Viktor Dukhovni:
> On Thu, Jun 23, 2022 at 02:43:02PM -0700, Derek B. Noonburg wrote:
>
> > I'm running postfix to handle email for several users. One of them
> > has a .forward file that points to a gmail address. Gmail's servers
> > are rejecting some email for various causes ("low reputation of
> > sending domain", SPF failures).
> >
> > The problem is that postfix then bounces the email back to the (likely
> > forged) sender, which means my server is sending backscatter.
> >
> > What I'd like to do is silently drop any email that's rejected by the
> > target of a .forward file. Is there some way to configure postfix to
> > do that? Or some better way of handling this problem?
>
> If you can convince the user to surrender the alias management to you,
> then you instead configure:
>
> owner-user: user
> user: [email protected]
>
> And presto magic, email to gmail will be forwarded with an envelope
> sender address that no longer fails SPF checks. DKIM should continue
> to work, because the message content will not be modified in transit.

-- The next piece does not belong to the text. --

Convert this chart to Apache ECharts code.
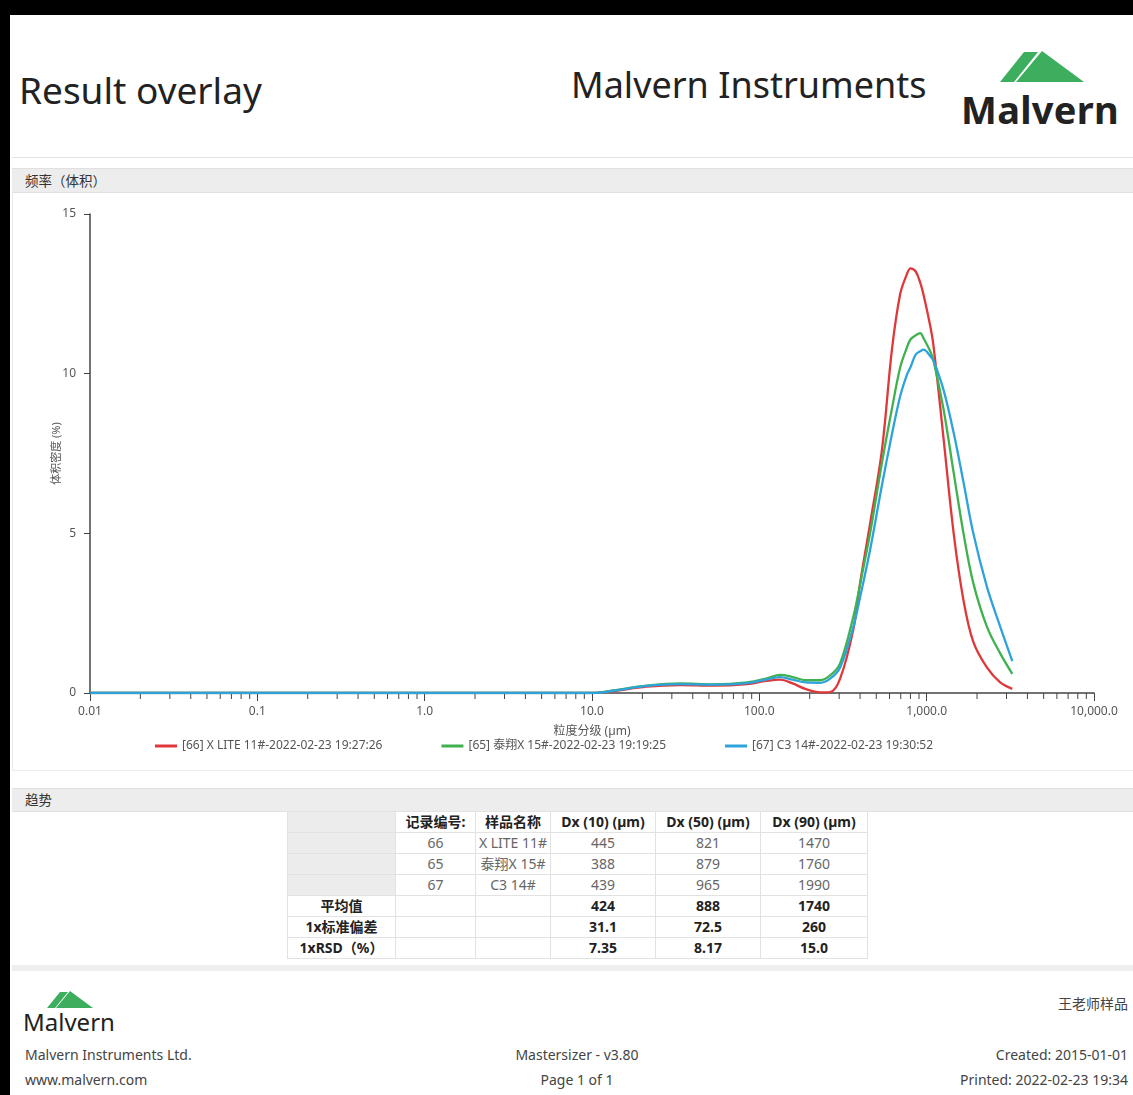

That is a neat hack. Would this work?
owner-user: user
user: :include:/home/user/.forward
Postfix will switch execution privileges to those of the :include:
file owner, when that file is included from the local system aiases
file (it won't switch when the :include: directive is in a user-owned
file, to avoid privilege escalation).
This would not propagate address extensions. But then, local aliases
and .forward files don't propagate address extensions by default.
> I just don't expect that owner-aliases can be sensibly combined with
> .forward files. Though perhaps local(8) manages to pull off that magic
> much to my surprise.
owner-foo lookups are implemented for local alias file lokups.